Using the same data as EVM, ES ‘scales’ the remaining duration of the project based on the volume of work accomplished to date compared to the planned volume, as measured by SPI(t). SPI(t) has the potential to predict future slippages that the CPM schedule may not be indicating.
CPM schedules have two major flaws inherent in the methodology:
a. CPM assumes all future work will be accomplished as planned. There is no ‘scaling function’ for the performance of future work similar to the EVM calculations of EAC = BAC/CPI for cost.

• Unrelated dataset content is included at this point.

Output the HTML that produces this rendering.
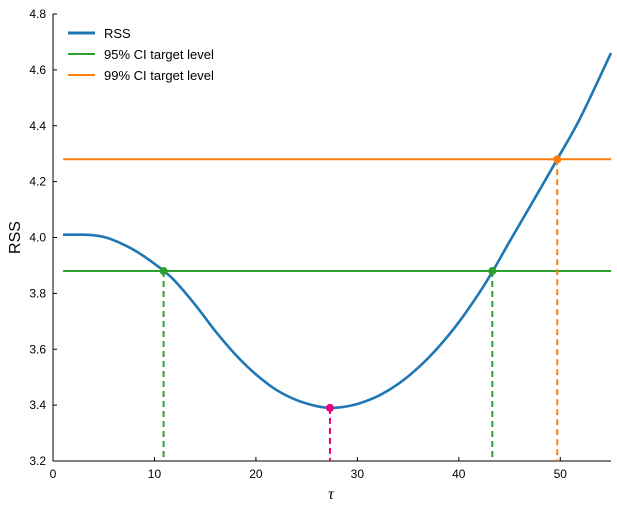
<!DOCTYPE html>
<html><head><meta charset="utf-8"><style>
body{margin:0;background:#fff;}
svg{display:block;font-family:"Liberation Sans","DejaVu Sans",sans-serif;}
</style></head><body>
<svg id="chart" width="617" height="509" viewBox="0 0 617 509"></svg>
<script>
const tau=[1,2,3,4,5,6,7,8,9,10,11,12,14,16,18,20,22,24,26,27.3,28.5,30,32,34,36,38,40,42,43.3,45,47,49.7,52,55];
const rss=[4.01,4.01,4.01,4.008,4.002,3.99,3.974,3.955,3.932,3.906,3.878,3.845,3.76,3.665,3.58,3.51,3.455,3.418,3.396,3.39,3.393,3.404,3.432,3.475,3.534,3.608,3.697,3.801,3.877,3.985,4.11,4.28,4.43,4.66];
const ci95=3.88, ci99=4.28;
const cross95=[10.9,43.3], cross99=[49.7], minPt=[27.3,3.39];
const xTicks=[0,10,20,30,40,50];
const yTicks=[3.2,3.4,3.6,3.8,4.0,4.2,4.4,4.6,4.8];
const legendLabels=["RSS","95% CI target level","99% CI target level"];

const X0=53,X1=611,Y0=461,Y1=14, xmin=0,xmax=55,ymin=3.2,ymax=4.8;
const sx=v=>X0+(v-xmin)/(xmax-xmin)*(X1-X0);
const sy=v=>Y0-(v-ymin)/(ymax-ymin)*(Y0-Y1);
const svg=document.getElementById('chart');
const NS='http://www.w3.org/2000/svg';
function mk(tag,attrs,parent){const e=document.createElementNS(NS,tag);for(const k in attrs)e.setAttribute(k,attrs[k]);(parent||svg).appendChild(e);return e;}

let e=mk('line',{x1:X0,y1:Y0,x2:X1,y2:Y0,stroke:'#000','stroke-width':1});


e=mk('line',{x1:X0,y1:Y0,x2:X0,y2:Y1,stroke:'#000','stroke-width':1});


xTicks.forEach(t=>{
  mk('line',{x1:sx(t),y1:Y0,x2:sx(t),y2:Y0-4,stroke:'#000'});
  const tx=mk('text',{x:sx(t),y:Y0+17,'text-anchor':'middle','font-size':12,fill:'#000'});
  tx.textContent=t;
  
  
});
yTicks.forEach(t=>{
  mk('line',{x1:X0,y1:sy(t),x2:X0+4,y2:sy(t),stroke:'#000'});
  const tx=mk('text',{x:X0-7,y:sy(t)+4,'text-anchor':'end','font-size':12,fill:'#000'});
  tx.textContent=t.toFixed(1);
  
  
});
e=mk('text',{x:331,y:499,'text-anchor':'middle','font-size':16,'font-style':'italic','font-family':'Liberation Serif,serif'});
e.textContent='τ';


e=mk('text',{x:20,y:Y1+(Y0-Y1)/2,'text-anchor':'middle','font-size':16,transform:`rotate(-90 20 ${Y1+(Y0-Y1)/2})`});
e.textContent='RSS';



e=mk('line',{x1:sx(1),x2:X1,y1:sy(ci99),y2:sy(ci99),stroke:'#ff7f0e','stroke-width':2});


e=mk('line',{x1:sx(1),x2:X1,y1:sy(ci95),y2:sy(ci95),stroke:'#2ca02c','stroke-width':2});



function drop(xv,yv,col,name){
  const l=mk('line',{x1:sx(xv),x2:sx(xv),y1:sy(yv),y2:Y0,stroke:col,'stroke-width':2,'stroke-dasharray':'6,4'});
  
  
}
cross95.forEach(v=>drop(v,ci95,'#2ca02c','ci95'));
cross99.forEach(v=>drop(v,ci99,'#ff7f0e','ci99'));
drop(minPt[0],minPt[1],'#e6007e','min');

const P=tau.map((t,i)=>[sx(t),sy(rss[i])]);
let d='M'+P[0][0].toFixed(1)+','+P[0][1].toFixed(1);
for(let i=0;i<P.length-1;i++){
  const p0=P[Math.max(0,i-1)],p1=P[i],p2=P[i+1],p3=P[Math.min(P.length-1,i+2)];
  const c1=[p1[0]+(p2[0]-p0[0])/6,p1[1]+(p2[1]-p0[1])/6];
  const c2=[p2[0]-(p3[0]-p1[0])/6,p2[1]-(p3[1]-p1[1])/6];
  d+=`C${c1[0].toFixed(1)},${c1[1].toFixed(1)} ${c2[0].toFixed(1)},${c2[1].toFixed(1)} ${p2[0].toFixed(1)},${p2[1].toFixed(1)}`;
}
e=mk('path',{d:d,fill:'none',stroke:'#1f77b4','stroke-width':2.6,'stroke-linejoin':'round'});



function dot(xv,yv,col,name){
  const c=mk('circle',{cx:sx(xv),cy:sy(yv),r:4,fill:col});
  
  
}
cross95.forEach(v=>dot(v,ci95,'#2ca02c','ci95-point'));
cross99.forEach(v=>dot(v,ci99,'#ff7f0e','ci99-point'));
dot(minPt[0],minPt[1],'#e6007e','min-point');

const lc=['#1f77b4','#2ca02c','#ff7f0e'];
legendLabels.forEach((lab,i)=>{
  const y=33+i*21;
  const g=mk('g',{});
  
  
  mk('line',{x1:68,x2:95,y1:y,y2:y,stroke:lc[i],'stroke-width':i==0?3:2},g);
  const t=mk('text',{x:104,y:y+5,'font-size':13},g);
  t.textContent=lab;
});
</script>
</body></html>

b. CPM schedules do not show critical path slippage if ‘float’ is being consumed. The ‘bow wave’ of delayed work eventually becomes critical (usually with disastrous consequences) but there may not be pre-warning. (for more on scheduling see: http://www.mosaicprojects.com.au/Planning.html)
Research by Henderson and Zwikael has demonstrated that CPI and SPI(t) are closely correlated at a summary level across a range of commercial projects. This and other research suggests ES will provide a valuable management insight to help the successful delivery of projects, but whilst this debate needs to be finalised it will ultimately be determined in the marketplace.